The break-up of Romania's governing coalition increases political uncertainty ahead of a busy electoral calendar and amid a backdrop of rising macroeconomic imbalances, Fitch Ratings said in a comment issued two months ahead of its expected rating review.
Roughly one year ahead of the general elections, the cabinet of Prime Minister Viorica Dancila lacks a majority in parliament and six ministers in her team. The presidential elections in November hinder the opposition’s capacity to provide an adequate answer and form a majority, which risks keeping the country in a public administration hiatus.

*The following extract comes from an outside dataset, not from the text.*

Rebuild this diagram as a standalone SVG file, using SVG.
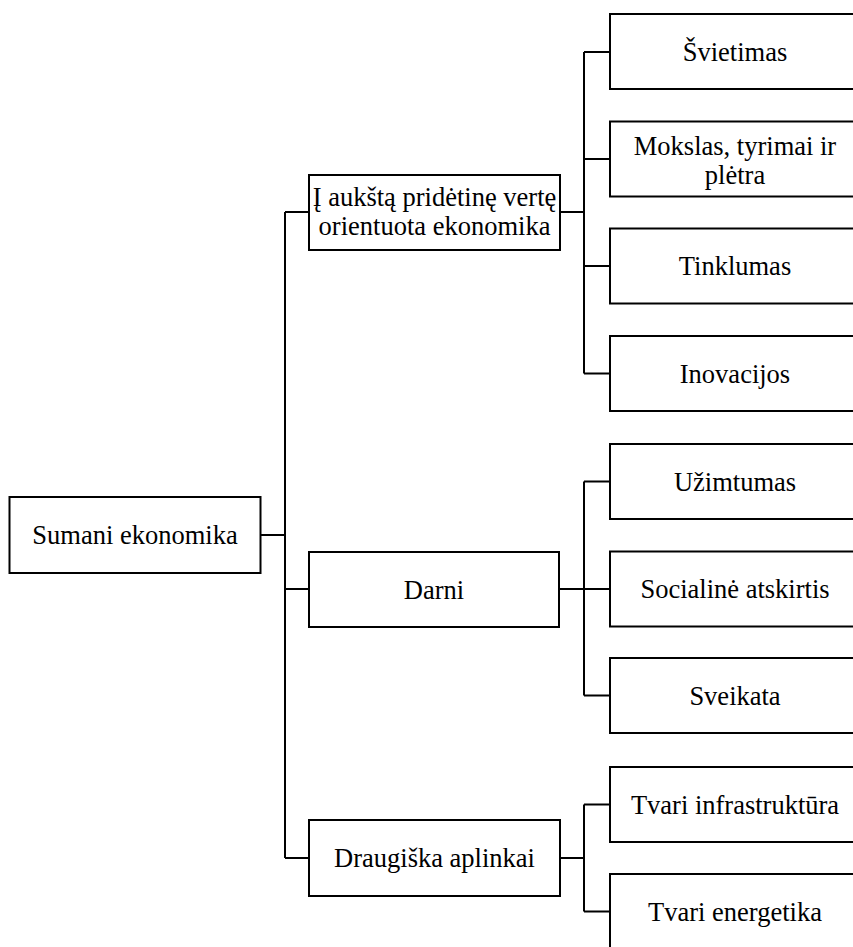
<svg xmlns="http://www.w3.org/2000/svg" width="853" height="947" viewBox="0 0 853 947">
<style>
  .box { fill: #ffffff; stroke: #000000; stroke-width: 2; }
  .lbl { font-family: "Liberation Serif", "Times New Roman", serif; font-size: 26.5px; fill: #000000; text-anchor: middle; }
  .conn { fill: none; stroke: #000000; stroke-width: 2; }
</style>
<rect x="0" y="0" width="853" height="947" fill="#ffffff"/>
<g id="connectors">
  <path class="conn" d="M260 535 H285 M285 212 V858 M285 212 H309 M285 589 H309 M285 858 H309"/>
  <path class="conn" d="M560 212 H584 M584 52 V373.5 M584 52 H610 M584 159 H610 M584 266 H610 M584 373.5 H610"/>
  <path class="conn" d="M559 589 H584 M584 481.5 V695.5 M584 481.5 H610 M584 589 H610 M584 695.5 H610"/>
  <path class="conn" d="M560 858 H584 M584 804.5 V911.5 M584 804.5 H610 M584 911.5 H610"/>
</g>
<g id="n-root">
  <rect class="box" x="9.5" y="497" width="251" height="76"/>
  <text class="lbl" x="135" y="544">Sumani ekonomika</text>
</g>
<g id="n-aukstos">
  <rect class="box" x="309" y="175" width="251" height="75"/>
  <text class="lbl" x="434.5" y="205.5">Į aukštą pridėtinę vertę</text>
  <text class="lbl" x="434.5" y="234.5">orientuota ekonomika</text>
</g>
<g id="n-darni">
  <rect class="box" x="309" y="552" width="250" height="75"/>
  <text class="lbl" x="434" y="598.5">Darni</text>
</g>
<g id="n-draugiska">
  <rect class="box" x="309" y="820" width="251" height="76"/>
  <text class="lbl" x="434.5" y="867">Draugiška aplinkai</text>
</g>
<g id="n-svietimas">
  <rect class="box" x="610" y="14" width="260" height="75"/>
  <text class="lbl" x="735" y="60.5">Švietimas</text>
</g>
<g id="n-mokslas">
  <rect class="box" x="610" y="121.5" width="260" height="75"/>
  <text class="lbl" x="735" y="155">Mokslas, tyrimai ir</text>
  <text class="lbl" x="735" y="183.5">plėtra</text>
</g>
<g id="n-tinklumas">
  <rect class="box" x="610" y="228.5" width="260" height="75"/>
  <text class="lbl" x="735" y="275">Tinklumas</text>
</g>
<g id="n-inovacijos">
  <rect class="box" x="610" y="336" width="260" height="75"/>
  <text class="lbl" x="735" y="382.5">Inovacijos</text>
</g>
<g id="n-uzimtumas">
  <rect class="box" x="610" y="444" width="260" height="75"/>
  <text class="lbl" x="735" y="490.5">Užimtumas</text>
</g>
<g id="n-socialine">
  <rect class="box" x="610" y="551.5" width="260" height="75"/>
  <text class="lbl" x="735" y="598">Socialinė atskirtis</text>
</g>
<g id="n-sveikata">
  <rect class="box" x="610" y="658" width="260" height="75"/>
  <text class="lbl" x="735" y="704.5">Sveikata</text>
</g>
<g id="n-infra">
  <rect class="box" x="610" y="767" width="260" height="75"/>
  <text class="lbl" x="735" y="813.5">Tvari infrastruktūra</text>
</g>
<g id="n-energetika">
  <rect class="box" x="610" y="874" width="260" height="85"/>
  <text class="lbl" x="735" y="920.5">Tvari energetika</text>
</g>
</svg>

The weakening twin deficits are seen by the rating agency as the key threat — a fact that is broadly admitted and also mentioned by the International Monetary Fund (IMF) in its Article IV Consultations and by fellow rating agency S&P when confirming Romania’s rating this September. Notably, Moody’s assumed that the “new government” would be able to reverse the 40% pension hike planned for next September. The government's capacity to address fiscal slippage is impaired by the political crisis, Fitch argues.
A weak administration or protracted political stasis could accentuate the policy challenge of improving medium-term fiscal and external sustainability, the rating agency stated in its comment.
Political uncertainty complicates economic policy at a time when fiscal and external metrics have weakened, the rating agency said. Persistent high fiscal deficits and a sharp deterioration in the balance of payments were mentioned by Fitch in May when affirming Romania’s BBB-/stable sovereign rating, as factors potentially triggering negative rating actions.
The corrective measures in the budget revision approved by the government in early August are seen by Fitch as insufficient to bring down the deficit to the budget target of 2.76% of GDP. The rating agency forecasts the deficit to widen to 3.4% of GDP in 2019, from 3% last year, and believes the government's projections rely on optimistic revenue assumptions.
Separately, Fitch assesses the current account deficit on a 12-month rolling basis to 4.95% of estimated GDP in June. Given that the deficit is not fully financed by foreign direct investment (FDI), the rating agency warns it could push up net external debt.